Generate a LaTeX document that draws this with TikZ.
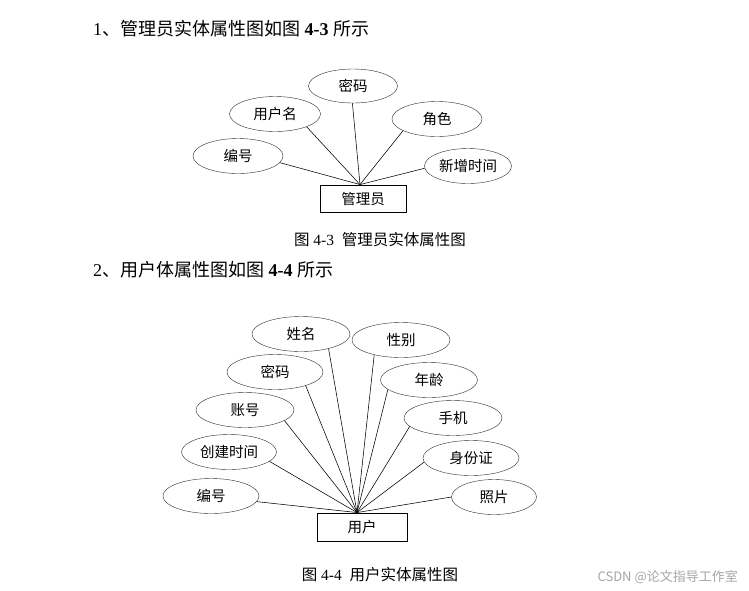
\documentclass[tikz,border=0pt]{standalone}
\usepackage{fontspec}
\setmainfont{Liberation Serif}
\newfontfamily\cjk{Noto Sans CJK SC}
\usetikzlibrary{shapes.geometric}
\definecolor{linegray}{RGB}{45,45,45}
\tikzset{attr/.style={draw=linegray,ellipse,minimum width=96pt,minimum height=35pt,inner sep=0pt,font=\cjk\fontsize{14.5}{16}\selectfont},
 entity/.style={draw=black,line width=0.9pt,minimum width=86pt,minimum height=27pt,inner sep=0pt,font=\cjk\fontsize{14.5}{16}\selectfont},
 link/.style={draw=black,line width=0.55pt},
 head/.style={anchor=west,inner sep=0pt,font=\fontsize{18}{21}\selectfont},
 figcap/.style={inner sep=0pt,font=\fontsize{15.5}{18}\selectfont}}

\begin{document}
\begin{tikzpicture}[x=1pt,y=-1pt]
\useasboundingbox[fill=white] (0,0) rectangle (749,590);
% figure 4-3
\node[head] (h1) at (93,29) {1{\cjk 、管理员实体属性图如图} \textbf{4-3} {\cjk 所示}};
\node[entity] (gly) at (363,198.5) {管理员};
\node[attr,minimum width=90pt] (bh1) at (238,156) {编号};
\node[attr,minimum width=91pt] (yhm) at (275,114) {用户名};
\node[attr,minimum width=89pt,minimum height=34pt] (mm1) at (353,86) {密码};
\node[attr,minimum width=90pt] (js) at (437,119) {角色};
\node[attr,minimum width=87pt] (xzsj) at (468,166) {新增时间};
\coordinate (g1) at ([xshift=-3pt]gly.north);
\foreach \n/\a in {bh1/-9,yhm/-22,mm1/-92,js/199,xzsj/183}
  \draw[link] (\n.\a) -- (g1);
\node[figcap] (c1) at (380,240) {{\cjk 图} 4-3\ \ {\cjk 管理员实体属性图}};
% figure 4-4
\node[head] (h2) at (93,270) {2{\cjk 、用户体属性图如图} \textbf{4-4} {\cjk 所示}};
\node[entity,minimum width=90pt,minimum height=28pt] (yh) at (362,527) {用户};
\node[attr] (bh2) at (211,496) {编号};
\node[attr,minimum width=95pt] (cjsj) at (229,452) {创建时间};
\node[attr,minimum width=98pt] (zh) at (245,410) {账号};
\node[attr] (mm2) at (275,372) {密码};
\node[attr,minimum width=98pt] (xm) at (301,334) {姓名};
\node[attr,minimum width=98pt] (xb) at (401,340) {性别};
\node[attr,minimum width=97pt] (nl) at (429,380) {年龄};
\node[attr,minimum width=98pt] (sj) at (453,418) {手机};
\node[attr] (sfz) at (471,458) {身份证};
\node[attr,minimum width=85pt] (zp) at (494,497) {照片};
\coordinate (g2) at ([xshift=-5pt]yh.north);
\foreach \n/\a in {bh2/-7,cjsj/-13,zh/-15,mm2/-24,xm/-28,xb/209,nl/193,sj/191,sfz/185,zp/180}
  \draw[link] (\n.\a) -- (g2);
\node[figcap] (c2) at (380,575) {{\cjk 图} 4-4\ \ {\cjk 用户实体属性图}};
\node[anchor=east,inner sep=0pt,text=black!35,font=\cjk\fontsize{13}{15}\selectfont] (wm) at (738,577) {CSDN @论文指导工作室};
\end{tikzpicture}
\end{document}
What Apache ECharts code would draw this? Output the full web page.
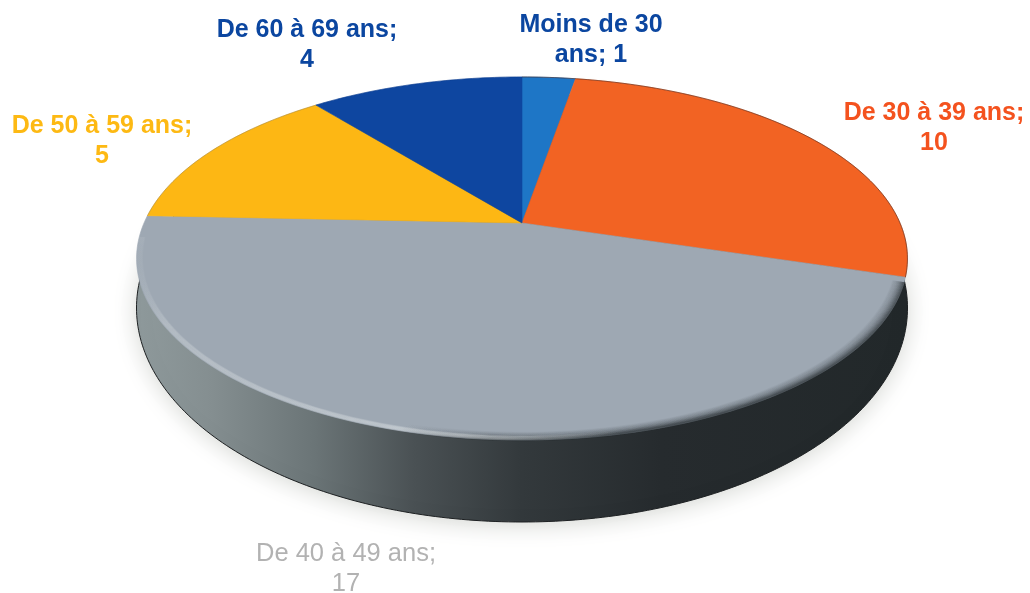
<!DOCTYPE html>
<html><head><meta charset="utf-8">
<style>html,body{margin:0;padding:0;background:#fff}#c{width:1030px;height:593px}</style>
<script src="https://cdn.jsdelivr.net/npm/echarts@6/dist/echarts.min.js"></script>
</head><body><div id="c"></div>
<script>
const categories = ['Moins de 30 ans', 'De 30 à 39 ans', 'De 40 à 49 ans', 'De 50 à 59 ans', 'De 60 à 69 ans'];
const values = [1, 10, 17, 5, 4];
const labelLines = [
  'Moins de 30\nans; 1',
  'De 30 à 39 ans;\n10',
  'De 40 à 49 ans;\n17',
  'De 50 à 59 ans;\n5',
  'De 60 à 69 ans;\n4'
];
const sliceColors = ['#1e76c6', '#f26323', '#9ea8b3', '#fdb714', '#0e46a0'];
const labelColors = ['#0b46a0', '#f4521e', '#b2b2b2', '#fdb913', '#0b46a0'];
const labelWeights = ['bold', 'bold', 'normal', 'bold', 'bold'];
const labelSizes = [25, 25, 25.5, 25, 25];
const labelCenters = [[591, 40], [934, 128], [346, 569], [102, 141], [307, 45]];

// Perspective view of the disc
const view = { cx: 522, cy: 223, A: 378, h: 174.6, k: 0.1956 };
const base = { cx: 522, cy: 308, rx: 385.5, ry: 214 };
const total = values.reduce((a, b) => a + b, 0);

function project(deg, r) {
  const t = deg * Math.PI / 180, u = r * Math.sin(t), v = r * Math.cos(t), w = 1 + view.k * v;
  return [view.cx + view.A * u / w, view.cy - view.h * v / w];
}
function arc(a0, a1, r) {
  const out = [], n = Math.max(2, Math.ceil(Math.abs(a1 - a0)));
  for (let i = 0; i <= n; i++) out.push(project(a0 + (a1 - a0) * i / n, r));
  return out;
}
function sliceAngles(i) {
  const before = values.slice(0, i).reduce((a, b) => a + b, 0);
  return [before / total * 360, (before + values[i]) / total * 360];
}
function hGrad(stops) {
  return new echarts.graphic.LinearGradient(0, 0, 1, 0, stops.map(s => ({ offset: s[0], color: s[1] })));
}

const chart = echarts.init(document.getElementById('c'), null, { renderer: 'canvas' });
chart.setOption({
  animation: false,
  backgroundColor: '#ffffff',
  series: [
    { // body of the disc
      type: 'custom', coordinateSystem: 'none', silent: true, z: 1, data: [0],
      renderItem: function () {
        const pts = [];
        for (let a = 0; a < 360; a += 1) {
          const t = a * Math.PI / 180;
          pts.push([base.cx + base.rx * Math.cos(t), base.cy + base.ry * Math.sin(t)]);
        }
        return {
          type: 'polygon', shape: { points: pts },
          style: {
            fill: hGrad([[0, '#8f9a9c'], [0.1, '#848e90'], [0.23, '#6b7577'], [0.36, '#4a5154'], [0.5, '#33393c'], [0.68, '#262b2e'], [1, '#22282a']]),
            stroke: '#1d2022', lineWidth: 1,
            shadowBlur: 22, shadowColor: 'rgba(70,80,60,0.22)', shadowOffsetY: 3
          }
        };
      }
    },
    { // top-face slices
      type: 'custom', coordinateSystem: 'none', silent: true, z: 2,
      data: values.map((v, i) => ({ value: v, name: categories[i] })),
      renderItem: function (params) {
        const i = params.dataIndex, ang = sliceAngles(i);
        return {
          type: 'polygon',
          shape: { points: [[view.cx, view.cy]].concat(arc(ang[0], ang[1], 1)) },
          style: { fill: sliceColors[i], stroke: sliceColors[i], lineWidth: 0.6 }
        };
      }
    },
    { // rim shading on the large front slice and thin outline at the back
      type: 'custom', coordinateSystem: 'none', silent: true, z: 3, data: [0],
      renderItem: function () {
        const ang = sliceAngles(2);
        const backEnd = sliceAngles(1)[1];
        const backStart = sliceAngles(3)[0];
        const children = [];
        for (let j = 0; j < 12; j++) {
          const f = 1 - j / 11, alpha = 0.04 + 0.34 * f * f;
          children.push({ type: 'polyline', shape: { points: arc(ang[0] + 1.5, 195, 1 - j * 0.0024) },
            style: { fill: null, lineWidth: 2.4, lineCap: 'butt',
              stroke: hGrad([[0, 'rgba(34,40,43,0)'], [0.18, 'rgba(34,40,43,' + alpha + ')'], [1, 'rgba(34,40,43,' + alpha + ')']]) } });
        }
        for (let j = 0; j < 7; j++) {
          children.push({ type: 'polyline', shape: { points: arc(168, ang[1] - 7, 0.998 - j * 0.002) },
            style: { fill: null, lineWidth: 1.6, lineCap: 'butt',
              stroke: hGrad([[0, 'rgba(222,227,229,0.03)'], [0.06, 'rgba(222,227,229,0.16)'], [0.68, 'rgba(222,227,229,0.22)'], [1, 'rgba(222,227,229,0)']]) } });
        }
        children.push({ type: 'polyline', shape: { points: arc(0, backEnd, 1) },
          style: { fill: null, stroke: 'rgba(70,30,20,0.55)', lineWidth: 1 } });
        children.push({ type: 'polyline', shape: { points: arc(backStart, 360, 1) },
          style: { fill: null, stroke: 'rgba(10,40,110,0.25)', lineWidth: 0.8 } });
        return { type: 'group', children: children };
      }
    },
    { // data labels
      type: 'custom', coordinateSystem: 'none', silent: true, z: 4,
      data: values.map((v, i) => ({ value: v, name: categories[i] })),
      renderItem: function (params) {
        const i = params.dataIndex;
        return {
          type: 'text',
          x: labelCenters[i][0], y: labelCenters[i][1],
          style: {
            text: labelLines[i], align: 'center', verticalAlign: 'middle',
            font: labelWeights[i] + ' ' + labelSizes[i] + 'px "Liberation Sans", Arial, sans-serif',
            lineHeight: 30, fill: labelColors[i]
          }
        };
      }
    }
  ]
});
</script></body></html>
----
Exercise aim
Pictures should be left out. Retype only the run of lines from the line containing "What Apache ECharts" to the line containing "const total = values.reduce((a, b)", inclusive.

Solution
What Apache ECharts code would draw this? Output the full web page.
<!DOCTYPE html>
<html><head><meta charset="utf-8">
<style>html,body{margin:0;padding:0;background:#fff}#c{width:1030px;height:593px}</style>
<script src="https://cdn.jsdelivr.net/npm/echarts@6/dist/echarts.min.js"></script>
</head><body><div id="c"></div>
<script>
const categories = ['Moins de 30 ans', 'De 30 à 39 ans', 'De 40 à 49 ans', 'De 50 à 59 ans', 'De 60 à 69 ans'];
const values = [1, 10, 17, 5, 4];
const labelLines = [
  'Moins de 30\nans; 1',
  'De 30 à 39 ans;\n10',
  'De 40 à 49 ans;\n17',
  'De 50 à 59 ans;\n5',
  'De 60 à 69 ans;\n4'
];
const sliceColors = ['#1e76c6', '#f26323', '#9ea8b3', '#fdb714', '#0e46a0'];
const labelColors = ['#0b46a0', '#f4521e', '#b2b2b2', '#fdb913', '#0b46a0'];
const labelWeights = ['bold', 'bold', 'normal', 'bold', 'bold'];
const labelSizes = [25, 25, 25.5, 25, 25];
const labelCenters = [[591, 40], [934, 128], [346, 569], [102, 141], [307, 45]];

// Perspective view of the disc
const view = { cx: 522, cy: 223, A: 378, h: 174.6, k: 0.1956 };
const base = { cx: 522, cy: 308, rx: 385.5, ry: 214 };
const total = values.reduce((a, b) => a + b, 0);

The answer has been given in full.